Concerns mounting among the Innu and Inuit peoples of Labrador about mining exploration by a company partly owned and co-chaired by Robert Friedland, who used to head another company that was responsible for the infamous $120-milion Summitville disaster which left a river in Colorado poisoned with cyanide.

Friedland was president, chairman and a major shareholder in Galactic Resources, a now-defunct Vancouver-based company that owned the ill-fated Summitville Gold Mine in southern Colorado. In the summer of 1987, Galactic was fined $27,000 when 85,000 gallons of cyanide-laced water accidentally spilled from the mine's gold extractions system into the Alamosa River.

Acid and metals-laden mine water also entered the river. Later tests showed the river was virtually lifeless. Parts of the river were found to have cyanide levels 25 times normal levels.

"There were no environmental assessments or social impact assessments required at Voisey Bay," said Katie Rich, former chief of Davis Inlet. "But here we are planning to move to Sango (Bay) and the government is asking to do all kinds of environmental assessment. I don't understand that part."

December 1992, Galactic was bankrupt. The clean-up to taxpayers is expected to exceed $120 million.

Friedland record is growing concern to the people of Labrador because of mining exploration being conducted at Voisey Bay by Diamond Fields Resources, the Vancouver-based company Friedland co-chairs and owns a part of. After a year of exploration, Diamond Fields has made a major find of nickel, cobalt and copper. It already has two diamond drills in operation at the site.

Ray Torresam, a spokesman for Diamond Fields, said people shouldn't worry about Friedland.

"Robert Friedland has never been charged," he said. "There's 48 people who have been named as responsible for that disaster and he's not one of them."

The Innu and Inuit are worried because Voisey Bay, which both nations have designated a shared area, is a traditional burial site with great cultural value.

"It is an area of significant Innu land use," explained Larry Innis, an environmental advisor to the Innu Nation, which represents the Sheshatshiu and Mushuau (David Inlet) Innu First Nations of Labrador.

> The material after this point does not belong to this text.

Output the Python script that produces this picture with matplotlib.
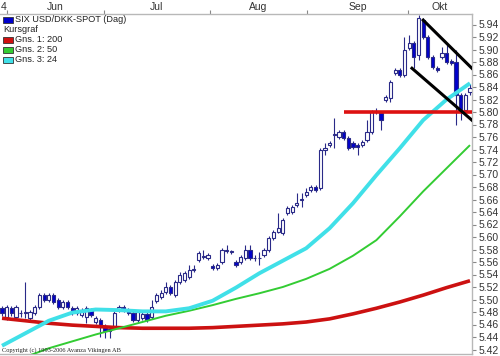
import matplotlib
matplotlib.use("Agg")
import matplotlib.pyplot as plt
from matplotlib.patches import Rectangle
import numpy as np

# ---------------- data ----------------
opens = [5.486, 5.472, 5.486, 5.472, 5.478, 5.478, 5.470, 5.478, 5.488, 5.507,
         5.499, 5.507, 5.499, 5.488, 5.496, 5.486, 5.478, 5.475, 5.472, 5.483,
         5.464, 5.467, 5.458, 5.450, 5.456, 5.483, 5.488, 5.483, 5.478, 5.467,
         5.470, 5.477, 5.472, 5.498, 5.504, 5.512, 5.520, 5.507, 5.528, 5.531,
         5.536, 5.547, 5.563, 5.568, 5.566, 5.554, 5.550, 5.560, 5.578, 5.576,
         5.560, 5.560, 5.566, 5.579, 5.566, 5.566, 5.571, 5.579, 5.598, 5.608,
         5.606, 5.638, 5.640, 5.651, 5.659, 5.667, 5.675, 5.680, 5.678, 5.739,
         5.747, 5.763, 5.760, 5.768, 5.758, 5.750, 5.747, 5.747, 5.755, 5.768,
         5.800, 5.798, 5.819, 5.822, 5.862, 5.867, 5.859, 5.902, 5.910, 5.891,
         5.947, 5.920, 5.888, 5.870, 5.888, 5.894, 5.882, 5.880, 5.827, 5.803,
         5.832]
closes = [5.478, 5.488, 5.478, 5.488, 5.478, 5.480, 5.480, 5.488, 5.507, 5.499,
          5.507, 5.496, 5.488, 5.496, 5.488, 5.478, 5.486, 5.483, 5.486, 5.475,
          5.470, 5.456, 5.450, 5.453, 5.478, 5.488, 5.483, 5.478, 5.467, 5.480,
          5.477, 5.467, 5.488, 5.507, 5.510, 5.520, 5.510, 5.528, 5.539, 5.542,
          5.547, 5.549, 5.574, 5.570, 5.571, 5.550, 5.555, 5.579, 5.579, 5.576,
          5.555, 5.568, 5.579, 5.566, 5.567, 5.567, 5.579, 5.598, 5.608, 5.614,
          5.627, 5.646, 5.648, 5.654, 5.661, 5.672, 5.680, 5.675, 5.739, 5.742,
          5.750, 5.763, 5.768, 5.758, 5.742, 5.744, 5.744, 5.752, 5.768, 5.800,
          5.802, 5.787, 5.824, 5.848, 5.867, 5.859, 5.899, 5.910, 5.888, 5.950,
          5.920, 5.888, 5.872, 5.867, 5.894, 5.880, 5.878, 5.827, 5.803, 5.827,
          5.838]
highs = [5.490, 5.492, 5.490, 5.491, 5.484, 5.528, 5.483, 5.491, 5.510, 5.510,
         5.510, 5.510, 5.502, 5.499, 5.499, 5.490, 5.490, 5.486, 5.489, 5.486,
         5.474, 5.470, 5.461, 5.456, 5.481, 5.491, 5.491, 5.486, 5.481, 5.483,
         5.480, 5.480, 5.499, 5.510, 5.515, 5.528, 5.523, 5.531, 5.544, 5.546,
         5.555, 5.555, 5.577, 5.579, 5.574, 5.557, 5.558, 5.582, 5.587, 5.579,
         5.563, 5.571, 5.587, 5.587, 5.571, 5.576, 5.582, 5.601, 5.611, 5.638,
         5.630, 5.649, 5.651, 5.670, 5.670, 5.678, 5.683, 5.683, 5.742, 5.750,
         5.753, 5.790, 5.771, 5.771, 5.761, 5.753, 5.750, 5.755, 5.787, 5.803,
         5.806, 5.801, 5.827, 5.851, 5.870, 5.870, 5.920, 5.923, 5.913, 5.955,
         5.950, 5.923, 5.891, 5.873, 5.904, 5.910, 5.885, 5.899, 5.830, 5.830,
         5.845]
lows = [5.474, 5.468, 5.474, 5.469, 5.472, 5.470, 5.466, 5.475, 5.485, 5.496,
        5.496, 5.493, 5.485, 5.485, 5.485, 5.475, 5.475, 5.472, 5.462, 5.472,
        5.461, 5.440, 5.438, 5.438, 5.453, 5.480, 5.480, 5.475, 5.464, 5.464,
        5.467, 5.464, 5.469, 5.495, 5.501, 5.509, 5.507, 5.504, 5.525, 5.528,
        5.533, 5.544, 5.560, 5.565, 5.563, 5.547, 5.547, 5.557, 5.575, 5.573,
        5.552, 5.557, 5.563, 5.563, 5.562, 5.555, 5.568, 5.576, 5.595, 5.606,
        5.603, 5.635, 5.637, 5.648, 5.648, 5.664, 5.672, 5.672, 5.675, 5.731,
        5.744, 5.742, 5.757, 5.755, 5.739, 5.741, 5.731, 5.744, 5.752, 5.765,
        5.797, 5.771, 5.816, 5.816, 5.859, 5.856, 5.856, 5.899, 5.870, 5.883,
        5.917, 5.885, 5.869, 5.864, 5.885, 5.877, 5.875, 5.780, 5.787, 5.800,
        5.827]

# moving averages, sampled every 5 trading days
ma_days = list(range(0, 101, 5))
ma200 = [5.470, 5.466, 5.462, 5.459, 5.457, 5.455, 5.454, 5.454, 5.454, 5.455,
         5.457, 5.459, 5.461, 5.464, 5.469, 5.477, 5.486, 5.496, 5.507, 5.519, 5.530]
ma50 = [5.395, 5.408, 5.422, 5.433, 5.444, 5.454, 5.464, 5.474, 5.482, 5.491,
        5.501, 5.510, 5.520, 5.533, 5.549, 5.570, 5.595, 5.633, 5.673, 5.710, 5.747]
ma24 = [5.426, 5.446, 5.466, 5.479, 5.484, 5.483, 5.481, 5.481, 5.486, 5.498,
        5.519, 5.542, 5.562, 5.582, 5.614, 5.654, 5.699, 5.742, 5.787, 5.820, 5.846]

support_level = 5.80
support_start = 73

chan_upper_days = [90.0, 100.4]
chan_upper = [5.947, 5.870]
chan_lower_days = [87.6, 100.4]
chan_lower = [5.870, 5.787]

month_bounds = [1.07, 21.8, 44.4, 65.2, 86.8]
month_labels = ["4", "Jun", "Jul", "Aug", "Sep", "Okt"]
y_ticks = [round(5.42 + 0.02 * k, 2) for k in range(27)]

legend_items = [("SIX USD/DKK-SPOT (Dag)", "#0000cc"),
                ("Kursgraf", None),
                ("Gns. 1: 200", "#d01010"),
                ("Gns. 2: 50", "#33cc33"),
                ("Gns. 3: 24", "#40e0e8")]

# ---------------- figure ----------------
W, H = 500, 356
fig = plt.figure(figsize=(W / 100, H / 100), dpi=100)
ax = fig.add_axes([0, 2 / H, 472 / W, (354 - 14) / H])
xlim = (-0.43, 100.43)
ax.set_xlim(*xlim)
ax.set_ylim(5.4128, 5.9568)

font = "Liberation Sans"
edge = "#2a2a88"
days = np.arange(len(opens))
o = np.array(opens); c = np.array(closes)
hi = np.array(highs); lo = np.array(lows)
up = c >= o
ax.vlines(days, lo, hi, color=edge, lw=0.8, zorder=2)
bottoms = np.minimum(o, c)
heights = np.maximum(np.abs(c - o), 0.0012)
ax.bar(days[up], heights[up], bottom=bottoms[up], width=0.68,
       facecolor="white", edgecolor=edge, linewidth=0.8, zorder=3)
ax.bar(days[~up], heights[~up], bottom=bottoms[~up], width=0.68,
       facecolor="#0000cc", edgecolor=edge, linewidth=0.8, zorder=3)

kw = dict(solid_joinstyle="round", solid_capstyle="butt", zorder=4)
ax.plot(ma_days, ma200, color="#cc1111", lw=2.6, **kw)
ax.plot(ma_days, ma50, color="#33cc33", lw=1.4, **kw)
ax.plot(ma_days, ma24, color="#40e0e8", lw=2.8, **kw)
ax.plot([support_start, xlim[1]], [support_level, support_level],
        color="#dd1111", lw=2.6, zorder=5, solid_capstyle="butt")
ax.plot(chan_upper_days, chan_upper, color="black", lw=2.2, zorder=6)
ax.plot(chan_lower_days, chan_lower, color="black", lw=2.2, zorder=6)

# axes styling
ax.spines["left"].set_visible(False)
for s in ["top", "right", "bottom"]:
    ax.spines[s].set_color("#b8b8b8")
    ax.spines[s].set_linewidth(1.0)

ax.yaxis.tick_right()
ax.set_yticks(y_ticks)
ax.set_yticklabels([f"{v:.2f}" for v in y_ticks], fontsize=7.5,
                   fontfamily=font, color="#333333")
ax.tick_params(axis="y", length=3, width=0.8, color="#888888", pad=2)

ax.xaxis.tick_top()
ax.set_xticks(month_bounds)
ax.set_xticklabels([])
ax.tick_params(axis="x", which="major", length=3, width=0.8, color="#888888")
edges = [xlim[0]] + month_bounds + [xlim[1]]
mids = [(edges[k] + edges[k + 1]) / 2 for k in range(len(edges) - 1)]
ax.set_xticks(mids, minor=True)
ax.set_xticklabels(month_labels, minor=True, fontsize=7.5, fontfamily=font,
                   color="#333333")
ax.tick_params(axis="x", which="minor", length=0, pad=1.5)

# legend (top-left, in pixel positions)
for k, (label, col) in enumerate(legend_items):
    yc = 1 - (20 + 10 * k) / H
    if col is not None:
        fig.patches.append(Rectangle((3 / W, yc - 3 / H), 10 / W, 6 / H,
                                     transform=fig.transFigure,
                                     facecolor=col, edgecolor="#333333",
                                     linewidth=0.6, zorder=10))
        x0 = 15 / W
    else:
        x0 = 3 / W
    fig.text(x0, yc, label, fontsize=6.6, fontfamily=font, color="#222222",
             va="center", ha="left", zorder=10)

fig.text(2 / W, 1 - 350 / H, "Copyright (c) 1993-2006 Avanza Vikingen AB",
         fontsize=4.6, fontfamily="Liberation Serif", color="#222222",
         va="center", ha="left")

fig.savefig("out.png", dpi=100, facecolor="white")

In recent weeks, Innu leaders went so far as to threaten to evict mining prospectors from the area and have helped organize a protest camp at the Diamond Fields exploration site. The Innu say more than 13,000 mining claims have been staked in recent months near Mushuau, which is about 50 km south of Voisey Bay.

Talks were underway in mid-February between the Innu, the Labrador Inuit Association and Diamond Fields over the conditions under which the company would be allowed to proceed with its operation. Operations at the site ceased in early February and had not re-started at press time.

Complicating the issue is the fact that almost a dozen of the 20-30 employees at the mining exploration camp are Inuit. The RCMP has sent about 50 Mounties into the mining camp to protect equipment and uphold the law.